Sensors and effectors can be readily hooked up to these high-integrity networks. Cryptography can, for example, provide us an unforgeable chain of evidence from a security camera to our computer displays and an unforgeable return chain of command from our mice to a gun or a jail cell lock. Cryptography can also secure smart contracts with the local officials: a judge declares you bailable, said authorization being transmitted to your jail door. Your girlfriend fills out a web form which pays the bail bondsman with a credit card. The bondsman's computer debits her account and then puts up the digital bond, and the jail door opens. You're out and I don't get to date your kind-hearted girlfriend.
One popular piece of secure government that many people have worked on is secure voting.
Several years ago I sketched an important sub-protocol of liar-resistant government, namely secure property titles (or, more generally, secure public registries). Such titles could, of course, include titles to political as well as real, personal, and intellectual property, and physical security devices such as sensors and weapons could be controlled based on them. In addition to to the cryptographic integrity of the records themselves, the public title registry can follow any rules of transfer in at least a Byzantine failure resistant way. Normal title transfers, signed over by the former owner, would be cryptographically strong.
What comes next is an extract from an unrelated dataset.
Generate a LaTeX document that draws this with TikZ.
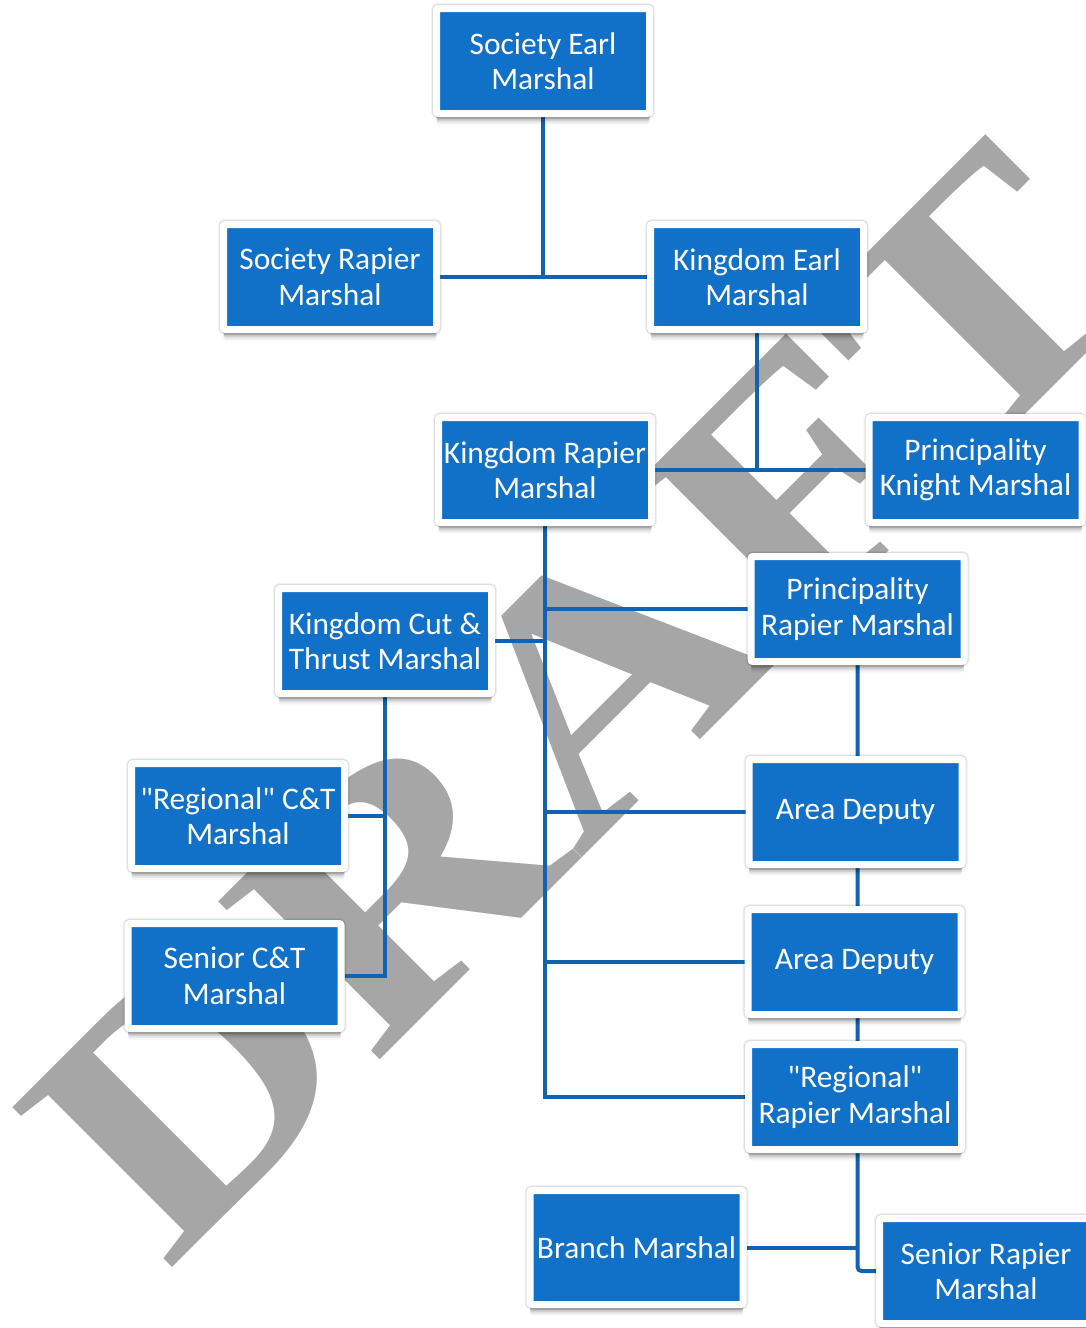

Besides the obvious real property titles, domain names, and so, on, these registries could securely record and transfer the shares of a corporation. Bit gold, my sketch of an electronic currency that minimally relies on trust in any one person or organization, achieves this minimal vulnerability by using secure property titles. Satoshi Nakamoto has implemented BitCoin which very similarly uses a dense Byzantine fault tolerant peer-to-peer network and and cryptographic hash chains to ensure the integrity of a currency.
Making a number of important legal and political functions liar-resistant is on the horizon, and bits and pieces of this task are already being implemented.